Former Speaker Bryan Cutler has said that costumes are not allowed on the House floor but can be worn in offices, hallways, or press events, suggesting a long-standing norm even if it is not clearly written. Davanzo’s case shows how those unwritten norms can become tools for judgment calls that feel political, especially when the outfit carries a strong symbol like the American flag. When rules are vague, many citizens worry that enforcement becomes about who the person is, not what the rule actually says.

Double Standards, Pride Colors, And Veteran Support

Davanzo says he received emails from veterans who thanked him for wearing the flag-themed jacket and were upset that a patriotic display got him removed from the floor. He also reports supportive messages from colleagues in both parties, including the Democratic chair of the Appropriations Committee, suggesting that the decision did not have broad backing even inside the Capitol. That bipartisan reaction undercuts the idea that this was a simple, neutral enforcement of clear decorum standards.

In interviews, Davanzo points to what he sees as a sharp double standard. He says an email from Speaker McClinton encouraged Democrats to wear Pride colors during June, while his flag jacket was labeled a costume and barred from the floor. He also notes that lawmakers who pressured him over the jacket had worn face masks on the floor without facing removal. For many viewers on both the left and right, this fits a wider fear that those in charge pick “winners and losers,” blessing some symbols while punishing others.

Patriotism, Symbol Policing, And A Long History Of Dress Fights

This clash over an American flag jacket is not happening in a vacuum; it fits a long history of dress and symbol disputes in Pennsylvania and beyond. A famous example is the old “Garb Law,” which once banned public school teachers from wearing religious clothing and was upheld in court as a valid use of state power. That case showed how lawmakers can decide which identities and symbols are allowed in public roles, often in ways that feel unfair or targeted to the people affected.

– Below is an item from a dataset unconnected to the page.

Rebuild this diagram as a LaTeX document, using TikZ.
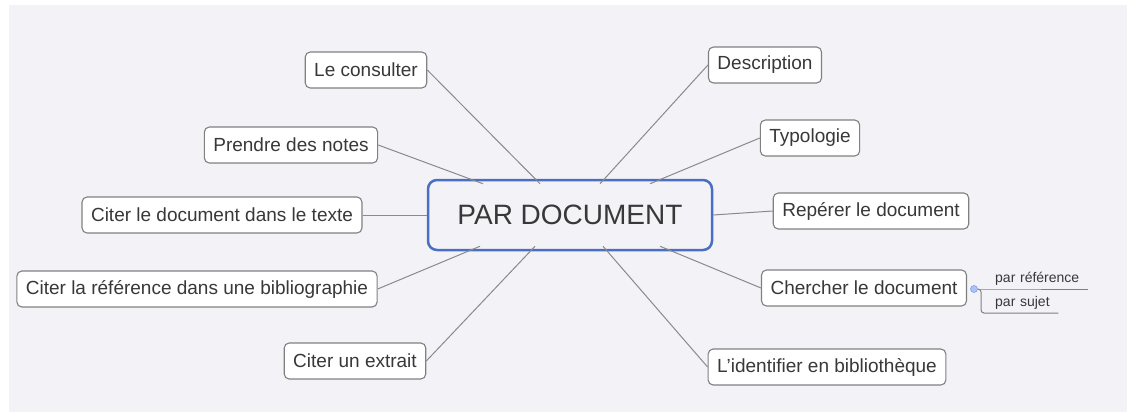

Today, similar fights play out over everything from religious wear to protest shirts to rainbow pins, and now patriotic jackets. In the United States Senate, leaders recently scrapped a long-standing professional dress norm, proving that these rules are often political choices, not timeless truths. For many Americans who already believe the “deep state” and political elites care more about control than service, seeing a lawmaker escorted out for a flag-themed coat looks less like decorum and more like symbolic policing inside a system they no longer trust.